De toda esta experiência guardo emoções, e Gente. Sobretudo. Em estúdio, durante uma gravação, marcou-me quando ouvi um dos Câmeras sussurrar a um colega: “É agora aquela parte que eu gosto!”. Fitei a orelha e quando comecei a Atirar para o Ar “Copo copo copo jericopo…” senti que Ler para Nada é um laço que permite conjugar o verbo estar, no plural. Fora de estúdio, foram muitos os encontros. Sublinho alguns, a neta da escritora Maria Cecília Correia que se espantou com uma edição autoral de “Histórias da Minha Rua”. Um dos meus tesouros. A jovem mãe que, aos seus quatro anos de idade, disse a frase que deu origem ao mais recente título do Cancioneiro Infanto-Juvenil para a Língua Portuguesa – “A Poesia é uma Coisa Que Não É A Mesma Coisa Mas É Igual”. Foi procurada recentemente, sem sucesso e encontrada, por acaso, ao assistir com a filha à Hora da Leitura. O escritor António Mota que me fez recordar quanto afecto pode guardar uma velha lata azul de bolachas. E memórias. De quem nos é vida fora. Uma bonita mensagem de alguém que ao ouvir “(…) a história não está na história (…)” de Mário Castrim recordou-se do colo do seu avô, a assistirem ao programa Tal&Qual. Juntos. As mensagens que recebi, devo dizer, e agradecer profundamente, envoltas em carinho e apreço pelo trabalho realizado, por parte de grandes e pequenos, deram-me alguma possibilidade de análise. E de reforçar que, de facto, a leitura e o livro SÃO, sem “para(s)”.

Quero agradecer à equipa da RTP pelo acolhimento mas sobretudo pelo riso, o espanto e a curiosidade.

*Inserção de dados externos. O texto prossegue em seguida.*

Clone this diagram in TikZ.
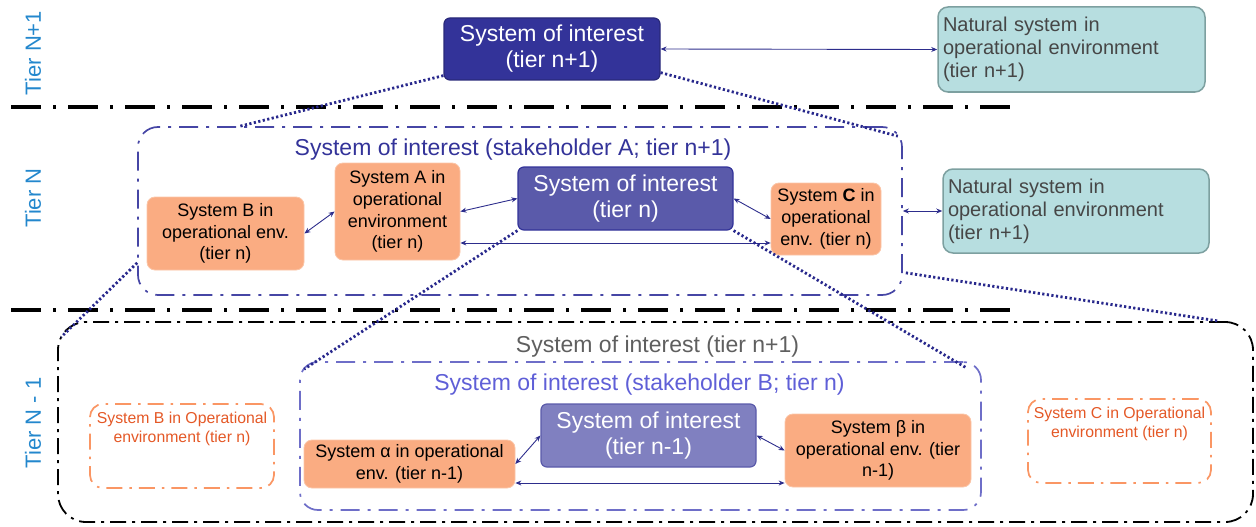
\documentclass[tikz,border=0pt]{standalone}
\usepackage{fontspec}
\setmainfont{Liberation Sans}
\usetikzlibrary{arrows.meta,calc}
\definecolor{tierblue}{RGB}{35,135,205}
\definecolor{navy}{RGB}{51,51,153}
\definecolor{soinc}{RGB}{90,90,170}
\definecolor{soimc}{RGB}{128,128,192}
\definecolor{orangefill}{RGB}{250,172,130}
\definecolor{natfill}{RGB}{183,222,224}
\definecolor{natborder}{RGB}{125,160,160}
\definecolor{arrowblue}{RGB}{45,45,140}
\definecolor{dotblue}{RGB}{40,40,140}
\definecolor{stakeAc}{RGB}{70,70,165}
\definecolor{stakeBc}{RGB}{110,110,200}
\definecolor{stakeBtext}{RGB}{95,95,215}
\definecolor{graytext}{RGB}{95,95,95}
\definecolor{nattext}{RGB}{70,70,70}
\definecolor{orangeline}{RGB}{250,150,100}
\definecolor{orangetext}{RGB}{228,88,38}
\begin{document}
\begin{tikzpicture}[x=1pt,y=-1pt,
  soibox/.style={rounded corners=6pt, inner sep=0pt, align=center, text=white,
    font=\fontsize{23}{26}\selectfont, line width=1.2pt},
  orangebox/.style={fill=orangefill, draw=orangefill!70!white, rounded corners=8pt,
    align=center, inner sep=0pt, font=\fontsize{18}{21.7}\selectfont, line width=0.8pt},
  natbox/.style={fill=natfill, draw=natborder, line width=1.5pt, rounded corners=10pt,
    align=left, text=nattext, inner sep=0pt, font=\fontsize{20}{23}\selectfont},
  tierlabel/.style={rotate=90, text=tierblue, font=\fontsize{22}{26}\selectfont},
  container/.style={rounded corners=20pt, inner sep=0pt, line width=1.7pt},
  twoway/.style={{Stealth[length=6pt,width=5pt]}-{Stealth[length=6pt,width=5pt]},
    draw=arrowblue, line width=0.9pt},
  dotline/.style={draw=dotblue, line width=2.8pt, dash pattern=on 2.2pt off 2.4pt},
  sepline/.style={draw=black, line width=3.4pt, dash pattern=on 30pt off 12pt on 3pt off 12pt},
  orangedash/.style={draw=orangeline, line width=1.7pt, rounded corners=13pt,
    dash pattern=on 16pt off 7pt on 2.5pt off 7pt, inner sep=0pt},
  orangelabel/.style={text=orangetext, align=center, font=\fontsize{15.8}{19}\selectfont},
]
\useasboundingbox (0,0) rectangle (1256,527);

% tier labels
\node[tierlabel] (t1) at (33,53) {Tier N+1};
\node[tierlabel] (t2) at (33,198) {Tier N};
\node[tierlabel] (t3) at (33,423) {Tier N - 1};

% separator lines
\coordinate (s1a) at (11,107);
\coordinate (s1b) at (1012,107);
\coordinate (s2a) at (11,310);
\coordinate (s2b) at (1012,310);
\draw[sepline] (s1a) -- (s1b);
\draw[sepline] (s2a) -- (s2b);

% containers
\node[container, draw=stakeAc, dash pattern=on 19pt off 8pt on 3pt off 8pt,
  minimum width=764pt, minimum height=168pt] (tierN) at (520,211) {};
\node[container, draw=black, rounded corners=28pt, line width=1.8pt,
  dash pattern=on 16pt off 6pt on 3pt off 6pt,
  minimum width=1195pt, minimum height=200pt] (tierN1) at (655.5,422) {};
\node[container, draw=stakeBc, rounded corners=18pt,
  dash pattern=on 19pt off 8pt on 3pt off 8pt,
  minimum width=681pt, minimum height=148pt] (stakeB) at (640.5,436) {};

% titles
\node[text=navy, font=\fontsize{23}{26}\selectfont] (titleA) at (513,150)
  {System of interest (stakeholder A; tier n+1)};
\node[text=graytext, font=\fontsize{23}{26}\selectfont] (titleN1) at (657.5,347)
  {System of interest (tier n+1)};
\node[text=stakeBtext, font=\fontsize{23}{26}\selectfont] (titleB) at (639.5,385)
  {System of interest (stakeholder B; tier n)};

% tier N+1
\node[soibox, fill=navy, draw=navy!80!black, minimum width=216pt, minimum height=62pt]
  (topsoi) at (552,49) {System of interest\\(tier n+1)};
\node[natbox, minimum width=267pt, minimum height=85pt, text width=257pt]
  (nat1) at (1071.5,49.5) {Natural system in\\operational environment\\(tier n+1)};

% tier N
\node[orangebox, minimum width=157pt, minimum height=73pt] (sysB) at (225.5,233.5)
  {System B in\\operational env.\\(tier n)};
\node[orangebox, minimum width=125pt, minimum height=97pt] (sysA) at (397.5,211.5)
  {System A in\\operational\\environment\\(tier n)};
\node[soibox, fill=soinc, draw=navy, minimum width=215pt, minimum height=63pt]
  (soin) at (625.5,198.5) {System of interest\\(tier n)};
\node[orangebox, minimum width=110pt, minimum height=72pt] (sysC) at (826,219)
  {System \textbf{C} in\\operational\\env. (tier n)};
\node[natbox, minimum width=266pt, minimum height=84pt, text width=256pt]
  (nat2) at (1076,211) {Natural system in\\operational environment\\(tier n+1)};

% tier N-1
\node[orangedash, minimum width=184pt, minimum height=84pt] (oB) at (182,446) {};
\node[orangelabel] (oBt) at (182,429)
  {System B in Operational\\environment (tier n)};
\node[orangedash, minimum width=183pt, minimum height=84pt] (oC) at (1119.5,441) {};
\node[orangelabel] (oCt) at (1119.5,423.5)
  {System C in Operational\\environment (tier n)};
\node[soibox, fill=soimc, draw=soinc, minimum width=215pt, minimum height=63pt]
  (soim) at (648.5,435.5) {System of interest\\(tier n-1)};
\node[orangebox, minimum width=211pt, minimum height=48pt] (alpha) at (409.5,464)
  {System α in operational\\env. (tier n-1)};
\node[orangebox, minimum width=186pt, minimum height=73pt] (beta) at (878,450.5)
  {System β in\\operational env. (tier\\n-1)};

% arrows
\draw[twoway] (topsoi.east) -- (nat1.west);
\draw[twoway] (sysB.east) -- (sysA.west);
\draw[twoway] (sysA.east) -- (soin.west);
\draw[twoway] (soin.east) -- (sysC.west);
\draw[twoway] ($(sysA.east)+(0,31.5)$) -- ($(sysC.west)+(0,24)$);
\draw[twoway] (tierN.east) -- (nat2.west);
\draw[twoway] (alpha.east) -- (soim.west);
\draw[twoway] (soim.east) -- (beta.west);
\draw[twoway] ($(alpha.east)+(0,19)$) -- ($(beta.west)+(0,32.5)$);

% dotted zoom lines
\draw[dotline] ([yshift=5pt]topsoi.south west) -- ($(tierN.north west)+(103,0)$);
\draw[dotline] ([yshift=8pt]topsoi.south east) -- ($(tierN.north east)+(-5,10)$);
\draw[dotline] ($(tierN.south west)+(0,-33)$) -- ($(tierN1.north west)+(4,16)$);
\draw[dotline] (soin.south west) -- ($(stakeB.north west)+(5,8)$);
\draw[dotline] (soin.south east) -- ($(stakeB.north east)+(-15,7)$);
\draw[dotline] ($(tierN.south east)+(3,-23)$) -- ($(tierN1.north east)+(-35,0)$);
\end{tikzpicture}
\end{document}
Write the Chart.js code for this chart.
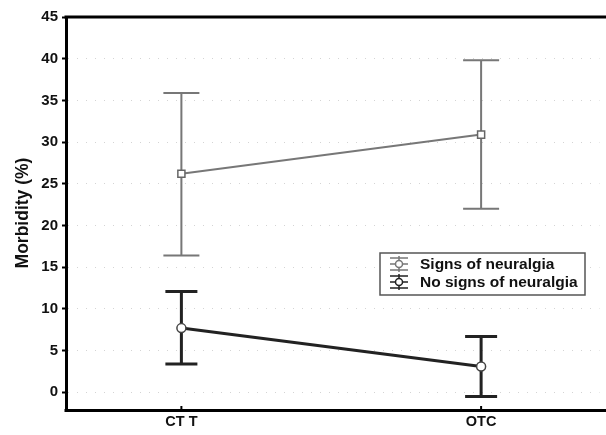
<!DOCTYPE html>
<html>
<head>
<meta charset="utf-8">
<script src="https://cdn.jsdelivr.net/npm/chart.js@4/dist/chart.umd.min.js"></script>
<style>
  html, body { margin: 0; padding: 0; background: #fff; overflow: hidden; }
  #wrap { width: 606px; height: 435px; }
</style>
</head>
<body>
<div id="wrap"><canvas id="chart" width="606" height="435"></canvas></div>
<script>
const categories = ["CT T", "OTC"];
const seriesNames = ["Signs of neuralgia", "No signs of neuralgia"];
const signsMean = [26.2, 30.9];
const signsLow = [16.4, 22.0];
const signsHigh = [35.9, 39.8];
const noSignsMean = [7.7, 3.1];
const noSignsLow = [3.4, -0.5];
const noSignsHigh = [12.1, 6.7];
const yTicks = [0, 5, 10, 15, 20, 25, 30, 35, 40, 45];

const colors = ["#777777", "#222222"];
const widths = [2, 3];
const lows = [signsLow, noSignsLow];
const highs = [signsHigh, noSignsHigh];
const FONT = "'Liberation Sans', Arial, sans-serif";

function points(vals) {
  return vals.map((v, i) => ({ x: i, y: v }));
}

// error bars, frame lines, inner x ticks and legend
const extras = {
  id: "extras",
  beforeDatasetsDraw(chart) {
    const { ctx, scales: { x, y } } = chart;
    ctx.save();
    [0, 1].forEach(s => {
      ctx.strokeStyle = colors[s];
      ctx.lineWidth = widths[s];
      const cap = s === 0 ? 18 : 16;
      categories.forEach((c, i) => {
        const px = x.getPixelForValue(i);
        const top = y.getPixelForValue(highs[s][i]);
        const bot = y.getPixelForValue(lows[s][i]);
        ctx.beginPath();
        ctx.moveTo(px, top); ctx.lineTo(px, bot);
        ctx.moveTo(px - cap, top); ctx.lineTo(px + cap, top);
        ctx.moveTo(px - cap, bot); ctx.lineTo(px + cap, bot);
        ctx.stroke();
      });
    });
    ctx.restore();
  },
  afterDraw(chart) {
    const { ctx, chartArea, scales: { x } } = chart;
    ctx.save();
    ctx.strokeStyle = "#000";
    ctx.lineWidth = 3;
    ctx.beginPath();
    ctx.moveTo(chartArea.left - 1.5, chartArea.top);
    ctx.lineTo(chart.width, chartArea.top);
    ctx.moveTo(chartArea.left - 1.5, chartArea.bottom + 1.5);
    ctx.lineTo(chart.width, chartArea.bottom + 1.5);
    ctx.stroke();
    ctx.lineWidth = 2;
    ctx.beginPath();
    categories.forEach((c, i) => {
      const px = x.getPixelForValue(i);
      ctx.moveTo(px, chartArea.bottom - 3);
      ctx.lineTo(px, chartArea.bottom);
    });
    ctx.stroke();

    // legend box
    const lx = 380, ly = 253, lw = 205, lh = 42;
    ctx.fillStyle = "#fff";
    ctx.fillRect(lx, ly, lw, lh);
    ctx.strokeStyle = "#555";
    ctx.lineWidth = 1.5;
    ctx.strokeRect(lx, ly, lw, lh);
    ctx.font = "bold 15.5px " + FONT;
    ctx.textBaseline = "middle";
    seriesNames.forEach((name, s) => {
      const cy = ly + 11 + s * 18;
      const sx = lx + 19;
      ctx.strokeStyle = colors[s];
      ctx.lineWidth = 1.5;
      ctx.beginPath();
      ctx.moveTo(sx - 9, cy - 6); ctx.lineTo(sx + 9, cy - 6);
      ctx.moveTo(sx - 9, cy + 6); ctx.lineTo(sx + 9, cy + 6);
      ctx.moveTo(sx - 9, cy); ctx.lineTo(sx + 9, cy);
      ctx.moveTo(sx, cy - 8); ctx.lineTo(sx, cy + 8);
      ctx.stroke();
      ctx.fillStyle = "#fff";
      ctx.beginPath(); ctx.arc(sx, cy, 3.5, 0, Math.PI * 2); ctx.fill(); ctx.stroke();
      ctx.fillStyle = "#111";
      ctx.fillText(name, lx + 40, cy + 1);
    });
    ctx.restore();
  }
};

const chart = new Chart(document.getElementById("chart"), {
  type: "line",
  data: {
    datasets: [
      {
        label: seriesNames[0],
        data: points(signsMean),
        borderColor: colors[0],
        borderWidth: widths[0],
        pointStyle: "rect",
        pointRadius: 5,
        pointBackgroundColor: "#fff",
        pointBorderColor: "#666",
        pointBorderWidth: 1.5
      },
      {
        label: seriesNames[1],
        data: points(noSignsMean),
        borderColor: colors[1],
        borderWidth: widths[1],
        pointStyle: "circle",
        pointRadius: 4.5,
        pointBackgroundColor: "#fff",
        pointBorderColor: "#444",
        pointBorderWidth: 1.5
      }
    ]
  },
  options: {
    responsive: false,
    animation: false,
    layout: { padding: { top: 17, left: 0, right: 0, bottom: 0 } },
    plugins: { legend: { display: false }, tooltip: { enabled: false } },
    scales: {
      x: {
        type: "linear",
        min: -0.385,
        max: 1.395,
        afterBuildTicks: s => { s.ticks = categories.map((c, i) => ({ value: i })); },
        afterFit: s => { s.height = 26; },
        ticks: {
          callback: v => categories[v],
          color: "#111",
          font: { family: FONT, size: 14.5, weight: "bold" },
          padding: -4
        },
        grid: { display: false },
        border: { display: false }
      },
      y: {
        min: -2,
        max: 45,
        afterBuildTicks: s => { s.ticks = yTicks.map(v => ({ value: v })); },
        afterFit: s => { s.width = 66; },
        ticks: {
          color: "#111",
          font: { family: FONT, size: 15, weight: "bold" },
          padding: 4
        },
        grid: {
          color: "#d4d4d4",
          lineWidth: 1,
          tickLength: 4,
          tickColor: "#000",
          tickWidth: 2,
          tickBorderDash: []
        },
        border: { color: "#000", width: 3, dash: [1, 8] },
        title: {
          display: true,
          text: "Morbidity (%)",
          color: "#111",
          font: { family: FONT, size: 17.5, weight: "bold" },
          padding: { top: 13, bottom: 0 }
        }
      }
    }
  },
  plugins: [extras]
});
</script>
</body>
</html>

Foi importante sentir que havia ouvidos em estúdio. Uma reacção vital à acção de quem se dirige ao outro procurando a proximidade.
Ao Colégio Corte Real, responsável pelas aulas do 1º e 2º anos de escolaridade, escrevo fincadamente um abraço colectivo. Por todo o imenso trabalho invisível, mas tão substancial para que tudo acontecesse. No ecrã. Construído em conjunto numa corrida contra o tempo. Muitas horas. Muito suor. Mas onde vigorou o profissionalismo e a confiança. Ambos assentes num vínculo de união.

Aos intérpretes de Língua Gestual com os quais tínha de articular trabalho e sei que nem sempre era fácil traduzir os textos propostos. Nunca foi um público esquecido, de todo. A cada sessão havia um ou dois livros seleccionados criteriosamente para ir ao encontro, o melhor possível.

E por fim, sempre em na linha da frente, aos Autores a minha eterna gratidão por nos rasgarem mundo a cada leitura. Por tão bem saberem inventar soluções possíveis para os nossos impossíveis. Por semearem poesia. No olhar. Na vida. E serem pontes tão resistentes, capazes de nos proporcionarem travessias incríveis. Nós adentro. E com, ou para, o outro.
A leitura em voz alta, alimento como pão quando comungada. A Palavra sabe ajudar a fintar a vida com Ervas Doces.